GP Insights # 191, 23 November 2019
Protests erupted in Iran after the government reintroduced a petrol rationing scheme and hiked gas prices in its bid to cut energy subsidies and redistribute the same in other sectors. The national oil distribution body announced petrol rationing would be done through the use of smart cards.
Protesters have taken to streets, affecting basic services in more than 100 cities. This move has affected cab drivers, transport owners, and energy reliant marketeers; students from universities have staged protests calling the regime’s decision unacceptable. While, the police have used live ammunition to stave off protestors leaving hundreds injured and rest arrested, the government has blocked internet services.
What is the background?
The government announced a similar fuel rationing scheme in 2007, enraging motorists and causing widespread protests. The 2007 decision was to keep up with sanctions and dispense subsidies towards human developmental sectors.

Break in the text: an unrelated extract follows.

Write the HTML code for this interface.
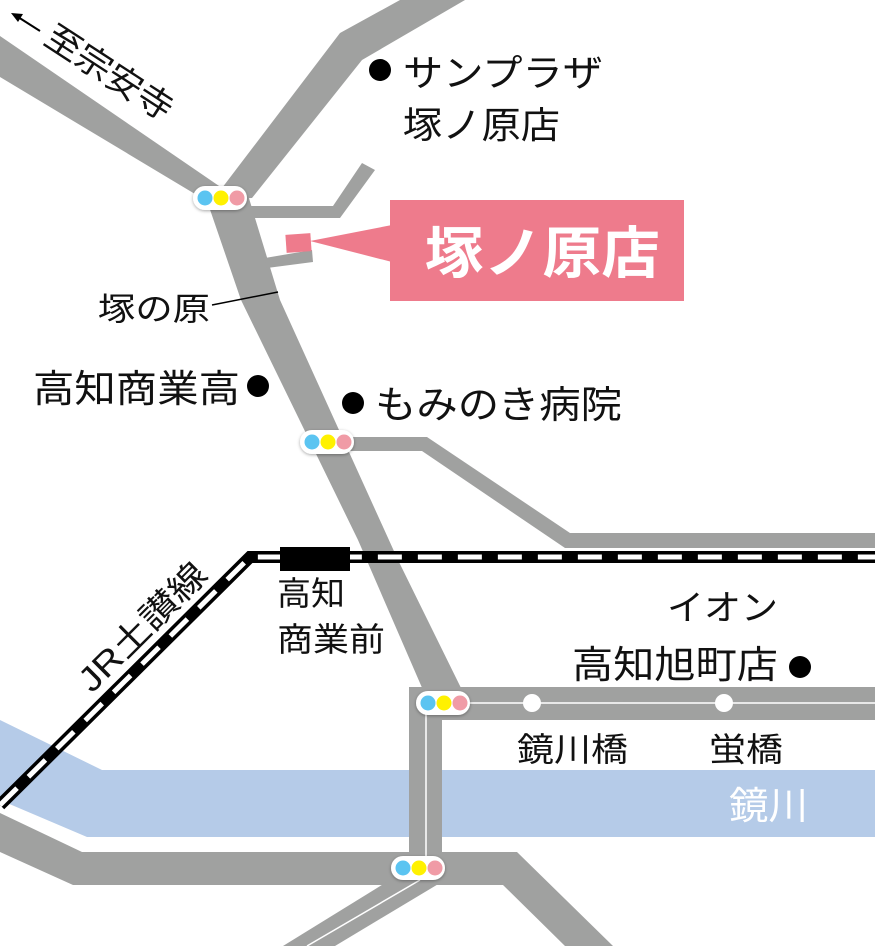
<!DOCTYPE html>
<html><head><meta charset="utf-8"><style>
html,body{margin:0;padding:0;background:#fff;}
svg{display:block;}
text{font-family:"Liberation Sans","Noto Sans CJK JP",sans-serif;fill:#111;}
</style></head><body>
<svg width="875" height="946" viewBox="0 0 875 946" xmlns="http://www.w3.org/2000/svg">
<defs>
<filter id="sh" x="-20%" y="-30%" width="140%" height="170%"><feDropShadow dx="0" dy="1" stdDeviation="1.5" flood-color="#000" flood-opacity="0.35"/></filter>
</defs>
<polygon points="0,720 102,770 875,770 875,837 87,837 0,800" fill="#b5cbe8"/>
<g fill="#a0a1a0">
<polygon points="0,36 222,188 340,33 400,0 465,0 362,60 252,198 205,200 0,77"/>
<polygon points="205,195 248,195 280,300 398,560 462,690 423,690 358,540 241,300"/>
<polygon points="330,437 427,437 570,533 875,533 875,548 565,548 422,451 330,451"/>
<polygon points="240,206 333,206 362,163 375,170 340,218 240,218"/>
<polygon points="265,258 312,250 313,262 267,268"/>
<rect x="409" y="687" width="466" height="33"/>
<rect x="409" y="687" width="33" height="185"/>
<polygon points="0,813 82,852 517,852 613,946 565,946 503,885 73,885 0,852"/>
<polygon points="390,880 445,880 335,946 283,946"/>
</g>
<g stroke="#fff" stroke-width="1.5" fill="none">
<line x1="426" y1="703" x2="875" y2="703"/>
<line x1="426" y1="703" x2="426" y2="870"/>
<line x1="420" y1="880" x2="307" y2="946"/>
</g>
<circle cx="532" cy="703" r="9" fill="#fff"/>
<circle cx="724" cy="703" r="9" fill="#fff"/>
<path d="M0,805 L250,557 L875,557" fill="none" stroke="#000" stroke-width="12" stroke-linejoin="miter"/>
<path d="M0,805 L250,557 L875,557" fill="none" stroke="#fff" stroke-width="5" stroke-dasharray="24,16"/>
<rect x="280" y="547" width="70" height="24" fill="#000"/>
<rect x="286" y="234" width="25" height="18" fill="#ee7b8c" transform="rotate(-4 298 243)"/>
<polygon points="310,241 392,225 392,262" fill="#ee7b8c"/>
<rect x="390" y="200" width="294" height="101" fill="#ee7b8c"/>
<text x="425" y="273" font-size="56" font-weight="bold" textLength="235" lengthAdjust="spacingAndGlyphs" style="fill:#fff">塚ノ原店</text>
<g transform="translate(220,198)">
<rect x="-27" y="-12" width="54" height="24" rx="12" fill="#fff" filter="url(#sh)"/>
<circle cx="-15" cy="0" r="7.5" fill="#5bc4f1"/><circle cx="1" cy="0" r="7.5" fill="#fff100"/><circle cx="17" cy="0" r="7.5" fill="#f09ba6"/>
</g>
<g transform="translate(327,442)">
<rect x="-27" y="-12" width="54" height="24" rx="12" fill="#fff" filter="url(#sh)"/>
<circle cx="-15" cy="0" r="7.5" fill="#5bc4f1"/><circle cx="1" cy="0" r="7.5" fill="#fff100"/><circle cx="17" cy="0" r="7.5" fill="#f09ba6"/>
</g>
<g transform="translate(443,703)">
<rect x="-27" y="-12" width="54" height="24" rx="12" fill="#fff" filter="url(#sh)"/>
<circle cx="-15" cy="0" r="7.5" fill="#5bc4f1"/><circle cx="1" cy="0" r="7.5" fill="#fff100"/><circle cx="17" cy="0" r="7.5" fill="#f09ba6"/>
</g>
<g transform="translate(418,868)">
<rect x="-27" y="-12" width="54" height="24" rx="12" fill="#fff" filter="url(#sh)"/>
<circle cx="-15" cy="0" r="7.5" fill="#5bc4f1"/><circle cx="1" cy="0" r="7.5" fill="#fff100"/><circle cx="17" cy="0" r="7.5" fill="#f09ba6"/>
</g>
<g fill="#000">
<circle cx="380" cy="70" r="11"/>
<circle cx="258" cy="386" r="11"/>
<circle cx="353" cy="403" r="11"/>
<circle cx="800" cy="667" r="11"/>
</g>
<line x1="212" y1="305" x2="278" y2="292" stroke="#000" stroke-width="1.5"/>
<!-- arrow -->
<line x1="18" y1="17" x2="40" y2="31" stroke="#000" stroke-width="2"/>
<polygon points="11,13 23,14 18,22" fill="#000"/>
<text x="403" y="86" font-size="37" textLength="200" lengthAdjust="spacingAndGlyphs">サンプラザ</text>
<text x="403" y="138" font-size="37" textLength="157" lengthAdjust="spacingAndGlyphs">塚ノ原店</text>
<text x="98" y="320" font-size="32" textLength="112" lengthAdjust="spacingAndGlyphs">塚の原</text>
<text x="33" y="402" font-size="38" textLength="207" lengthAdjust="spacingAndGlyphs">高知商業高</text>
<text x="375" y="418" font-size="38" textLength="247" lengthAdjust="spacingAndGlyphs">もみのき病院</text>
<text x="277" y="605" font-size="33" textLength="68" lengthAdjust="spacingAndGlyphs">高知</text>
<text x="277" y="651" font-size="33" textLength="108" lengthAdjust="spacingAndGlyphs">商業前</text>
<text x="667" y="620" font-size="35" textLength="111" lengthAdjust="spacingAndGlyphs">イオン</text>
<text x="572" y="678" font-size="38" textLength="206" lengthAdjust="spacingAndGlyphs">高知旭町店</text>
<text x="517" y="761" font-size="33" textLength="111" lengthAdjust="spacingAndGlyphs">鏡川橋</text>
<text x="709" y="761" font-size="33" textLength="74" lengthAdjust="spacingAndGlyphs">蛍橋</text>
<text x="729" y="819" font-size="38" textLength="79" lengthAdjust="spacingAndGlyphs" style="fill:#fff">鏡川</text>
<text transform="translate(92,694) rotate(-45)" font-size="34" textLength="166" lengthAdjust="spacingAndGlyphs">JR土讃線</text>
<text transform="translate(42,43) rotate(33)" font-size="34" textLength="145" lengthAdjust="spacingAndGlyphs">至宗安寺</text>
</svg>
</body></html>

Iran has witnessed a series of protests. The 2018 protests revolved around economic concerns as compared to the present situation which includes issues such as corruption, anti-regime sentiments and a larger ambit of economics. While the 2019 protests may have taken cues from the earlier ones, there has been a substantial increase in the number of casualties and arrests.
The government’s inability to recalibrate initially is at human costs. Khomeini’s support for the scheme has attracted naysayers and a large audience for regime change. The Supreme leader warned the protesters would be hanged if they led movement. Officials through state-sponsored media have blamed the US and external players.
What does it mean?
First, the resentment against Iran’s domestic energy policy has ballooned into an anti-regime movement. Rising frustration of masses highlights the failing political confidence upon Iranian Revolutionary Guards. Khomeini’s regime no longer enjoys the 1979 rapport, highlighting the decay of an institution which can lead one to question the 40-year-old revolution fundamentally.
Second, corruption, coupled with poor living standards, has posed direct challenges to the existing government. This indicates the flaws with the existing leadership and the public’s need for effective governance.
Third, the signing of the nuclear deal yielded Iran developmental autonomy and relief, but the American withdrawal has managed to stir a portion of protests. The IMF projected a 9 per cent fall in Iran’s economy for 2019, signalling a slow decline. Amidst this, Trump’s policies combined with sanctions has deemed the nation’s economic ascent unprofitable.
Fourth, the large protests bring to fore efforts by victims and the rise of awakened citizenry despite a plagued regime. International criticism has been effective in bringing to fore the events and pressuring Iran to take corrective measures.